More subtly, a generator (or list comprehension) implies the order in which the results are generated and an implicit but observable changing state. If I'm trying to write (or, at least, express, since we are talking about Python) parallelism, map would be a better choice.
More subtly, a generator (or list comprehension) implies the order in which the results are generated and an implicit but observable changing state. If I'm trying to write (or, at least, express, since we are talking about Python) parallelism, map would be a better choice.
This is definitely not true -- generator expressions can be expressed using lazy list semantics. By your logic every Haskell list comprehension would be stateful.
I would encourage you to write the denotational or operational semantics of your expressions in these matters rather than simply going by intuition.

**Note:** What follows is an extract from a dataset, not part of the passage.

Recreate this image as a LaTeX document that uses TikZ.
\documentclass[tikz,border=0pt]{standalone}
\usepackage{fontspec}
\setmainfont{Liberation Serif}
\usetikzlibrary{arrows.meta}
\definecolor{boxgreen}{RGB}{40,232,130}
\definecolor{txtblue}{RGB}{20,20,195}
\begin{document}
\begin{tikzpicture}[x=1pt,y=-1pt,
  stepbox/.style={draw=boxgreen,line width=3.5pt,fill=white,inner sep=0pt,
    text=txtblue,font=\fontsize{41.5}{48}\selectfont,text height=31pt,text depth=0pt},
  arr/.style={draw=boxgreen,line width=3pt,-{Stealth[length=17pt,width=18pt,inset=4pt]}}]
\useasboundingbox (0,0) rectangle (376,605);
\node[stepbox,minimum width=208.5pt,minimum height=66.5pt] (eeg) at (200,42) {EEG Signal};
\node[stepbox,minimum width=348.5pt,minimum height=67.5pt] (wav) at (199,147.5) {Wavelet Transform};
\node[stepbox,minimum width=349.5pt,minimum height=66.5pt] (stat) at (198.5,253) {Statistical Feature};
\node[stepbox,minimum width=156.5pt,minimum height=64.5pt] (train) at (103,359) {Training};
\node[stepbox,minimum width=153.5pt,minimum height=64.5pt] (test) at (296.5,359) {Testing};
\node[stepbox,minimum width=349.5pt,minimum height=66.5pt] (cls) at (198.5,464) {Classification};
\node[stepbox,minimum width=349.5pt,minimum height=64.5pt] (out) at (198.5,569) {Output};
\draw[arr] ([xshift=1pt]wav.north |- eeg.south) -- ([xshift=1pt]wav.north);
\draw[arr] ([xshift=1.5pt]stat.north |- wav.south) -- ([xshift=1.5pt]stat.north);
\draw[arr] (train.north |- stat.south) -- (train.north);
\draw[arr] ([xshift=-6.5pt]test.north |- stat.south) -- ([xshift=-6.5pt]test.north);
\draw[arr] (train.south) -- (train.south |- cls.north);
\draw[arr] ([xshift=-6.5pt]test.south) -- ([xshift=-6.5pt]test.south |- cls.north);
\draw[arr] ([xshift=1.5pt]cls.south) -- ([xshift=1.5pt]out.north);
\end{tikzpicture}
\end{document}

> generator expressions can be expressed using lazy list semantics
That does not change the fact the results are given in a certain order. Lazy list semantics means the data will be calculated as it's needed, therefore, the calculation cannot be parallelized.
Once again, that doesn't semantically make a difference, unless the loop is side-effecting. However, even without side effects, Python cannot necessarily make any kind of guarantee about such computations since arrays are mutable and can be modified out from under the map.
This is why parmap equivalents take iterables in Python, not arrays. It doesn't matter if you have lazy or eager semantics, only if your semantics are side-effecting.
It's more general than `sum(generator)` - you could write `reduce(mul, ...)` or anything else, while with sum you'll get sum and nothing more. Also, I have no problem with `reduce(some_fun, (x for x in iterable))`, which works too.
Generally, while `map` in python is much better written as list comprehension or generator expression, reduce has no equivalent short of explicit loop with accumulator variable.